I will present recent developments in three directions. First, relationship-based representation learning across samples and conditions, which captures persistent local patterns and provides interpretable embeddings predictive of disease progression and treatment response. Second, integration approaches that augment and align data across omics modalities, platforms, and conditions to reveal coherent molecular and cellular patterns, including their trajectories. Finally, graph-based modeling that associates tissue architecture with clinical outcomes, identifying spatial features that improve patient stratification.
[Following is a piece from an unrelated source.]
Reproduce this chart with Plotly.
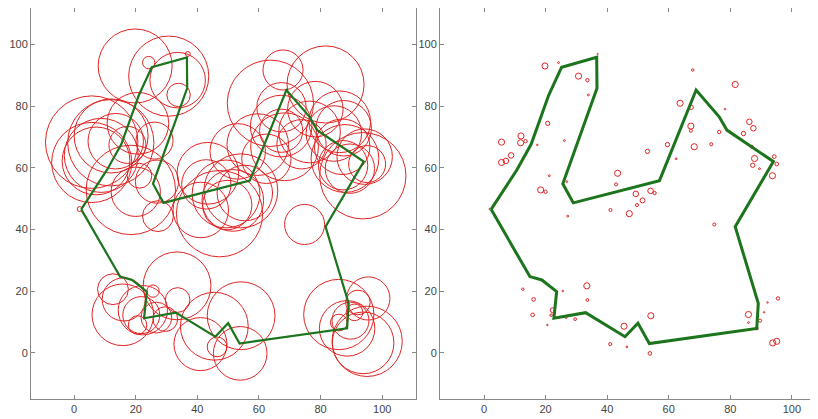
import plotly.graph_objects as go

# ---- data ----
tour_x = [2.3, 10.6, 15.3, 17.7, 21.0, 25.2, 36.6, 36.7, 25.6, 29.0, 57.0, 68.9, 76.4, 78.9, 94.0,
          81.6, 89.1, 88.6, 53.7, 50.0, 45.8, 33.0, 22.7, 23.6, 18.8, 14.9, 2.3]
tour_y = [46.5, 59.2, 67.6, 74.4, 83.5, 92.6, 95.8, 85.8, 54.8, 48.6, 55.8, 85.2, 76.5, 72.2, 62.0,
          40.9, 16.0, 7.9, 3.0, 9.6, 5.2, 13.0, 11.2, 19.8, 23.6, 24.7, 46.5]

pt_x = [19.8, 24.2, 30.7, 33.6, 33.9, 20.7, 5.7, 12.0, 11.9, 13.5, 17.3, 5.7, 7.1, 8.8, 21.2, 18.4,
        20.0, 26.1, 26.9, 27.2, 43.4, 42.9, 41.1, 49.3, 51.5, 49.7, 47.2, 54.1, 55.4, 53.1, 59.6,
        62.4, 63.7, 67.3, 67.8, 67.2, 67.2, 68.3, 73.8, 74.8, 78.3, 76.4, 81.6, 84.3, 86.2, 87.5,
        87.0, 87.9, 87.3, 89.5, 94.3, 95.1, 93.7, 12.6, 16.1, 15.8, 20.6, 22.3, 21.8, 25.6, 26.7,
        29.6, 33.4, 33.6, 41.0, 46.4, 45.5, 54.2, 53.9, 85.9, 85.9, 89.7, 88.6, 92.1, 91.0, 95.5,
        93.8, 95.1, 36.9, 1.8]
pt_y = [93.0, 94.1, 89.7, 88.4, 83.6, 74.4, 68.3, 70.3, 68.1, 68.6, 67.4, 61.7, 62.2, 64.0, 57.4, 52.8,
        52.2, 68.8, 55.5, 44.3, 58.2, 54.6, 46.3, 51.5, 49.4, 47.9, 45.1, 52.5, 51.8, 65.3, 67.5,
        62.9, 80.9, 79.6, 91.7, 73.5, 72.0, 66.8, 67.6, 41.6, 79.0, 71.6, 87.0, 71.1, 74.9, 72.8,
        66.8, 63.0, 60.8, 59.7, 63.6, 61.2, 57.4, 20.6, 17.3, 12.3, 9.0, 13.8, 12.2, 20.0, 11.4,
        10.9, 21.7, 17.1, 2.8, 1.9, 8.6, 12.0, -0.2, 12.4, 9.8, 10.4, 7.9, 16.3, 13.1, 17.6,
        3.2, 3.7, 96.9, 46.6]
# radius in the left panel (before)
r_before = [12, 2.0, 13, 9, 3.8, 10, 15, 12, 14, 9, 6, 13, 11, 12, 4, 14.5,
            8, 6, 7, 5, 10, 8, 9, 11, 10, 8, 14, 12, 9, 9, 10,
            8, 14, 8, 6.5, 10, 7, 11, 8, 6.5, 9, 10, 12.5, 9, 10, 9,
            9, 11, 8, 8, 9, 6, 14, 5, 7, 10, 3, 8, 6, 2, 5,
            4, 11, 4, 8.6, 3.2, 11, 11, 8.7, 11.4, 2.7, 6, 9, 4, 2.7, 7,
            10, 11.4, 0.8, 0.8]
# radius in the right panel (after)
r_after = [1.0, 0.3, 1.0, 0.55, 0.3, 0.7, 1.0, 1.0, 1.0, 0.55, 0.25, 1.0, 0.9, 0.9, 0.3, 1.0,
           0.55, 0.3, 0.3, 0.3, 1.0, 0.5, 0.5, 0.9, 0.8, 0.5, 1.0, 0.9, 0.55, 0.7, 0.7,
           0.3, 1.0, 0.7, 0.4, 1.0, 0.5, 1.0, 0.5, 0.5, 0.25, 0.55, 1.0, 0.7, 0.9, 0.9,
           0.5, 1.0, 0.7, 0.3, 0.6, 0.6, 1.0, 0.4, 0.6, 0.6, 0.25, 0.8, 0.4, 0.25, 0.3,
           0.45, 1.0, 0.45, 0.5, 0.3, 1.0, 1.0, 0.6, 1.0, 0.3, 0.5, 0.5, 0.25, 0.25, 0.55,
           1.0, 1.0, 0.2, 0.2]

tick_vals = [0, 20, 40, 60, 80, 100]
x_range_left = [-14.0, 110.8]
x_range_right = [-14.3, 108.5]
y_range = [-15.0, 111.8]

RED = "#e02424"
GREEN = "#1c741c"

# the page has an 8px body margin; the figure is sized to sit inside it
W, H = 810, 411
ML, MR, MT, MB = 23, 0, 0, 20
PW = W - ML - MR

fig = go.Figure()

shapes = []
for cx, cy, r in zip(pt_x, pt_y, r_before):
    shapes.append(dict(type="circle", xref="x", yref="y",
                       x0=cx - r, x1=cx + r, y0=cy - r, y1=cy + r,
                       line=dict(color=RED, width=1), layer="below"))
for cx, cy, r in zip(pt_x, pt_y, r_after):
    shapes.append(dict(type="circle", xref="x2", yref="y2",
                       x0=cx - r, x1=cx + r, y0=cy - r, y1=cy + r,
                       line=dict(color=RED, width=1), layer="below"))

fig.add_trace(go.Scatter(x=tour_x, y=tour_y, mode="lines",
                         line=dict(color=GREEN, width=2.2), xaxis="x", yaxis="y",
                         showlegend=False, hoverinfo="skip"))
fig.add_trace(go.Scatter(x=tour_x, y=tour_y, mode="lines",
                         line=dict(color=GREEN, width=3), xaxis="x2", yaxis="y2",
                         showlegend=False, hoverinfo="skip"))

axis_common = dict(tickvals=tick_vals, ticks="inside", ticklen=4, tickcolor="#888",
                   showline=True, linecolor="#888", linewidth=1, showgrid=False,
                   zeroline=False, automargin=False,
                   tickfont=dict(family="Liberation Sans", size=11, color="#444"))

left_dom = [0, (407.5 - ML) / PW]
right_dom = [(432 - ML) / PW, 1.0]

fig.update_layout(
    width=W, height=H,
    margin=dict(l=ML, r=MR, t=MT, b=MB, autoexpand=False),
    paper_bgcolor="white", plot_bgcolor="white",
    shapes=shapes,
    xaxis=dict(domain=left_dom, range=x_range_left, anchor="y", mirror="ticks", **axis_common),
    yaxis=dict(domain=[0, 1], range=y_range, anchor="x", mirror="ticks", **axis_common),
    xaxis2=dict(domain=right_dom, range=x_range_right, anchor="y2", mirror="ticks", **axis_common),
    yaxis2=dict(domain=[0, 1], range=y_range, anchor="x2", mirror=False, **axis_common),
)

fig.write_html("out.html")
These developments are flexible, communicable, and readily deployable. Their outputs can be combined to define clinically relevant tissue regions, cellular organizations, and molecular relationships, which can then be refined with more precise experimental technologies. In this way, we transform high-dimensional spatial data into mechanistic insight and compact spatial marker patterns and molecular panels, accelerating the translation of discoveries into clinical practice.
Biography:
Jovan Tanevski is a Group Leader at the Institute for Computational Biomedicine, Faculty of Medicine, Heidelberg University and Heidelberg University Hospital, Germany, where he also heads the computational platform of the Translational Spatial Profiling Center. His research lies at the intersection of systems sciences and machine learning, focusing on the development of explainable AI/ML and optimization-based methods for representation learning, integration, and alignment of single-cell, imaging, and spatial omics data. His work aims to uncover clinically relevant spatiotemporal patterns and mechanistic insights across molecular layers to better understand disease heterogeneity, progression, and response to treatment.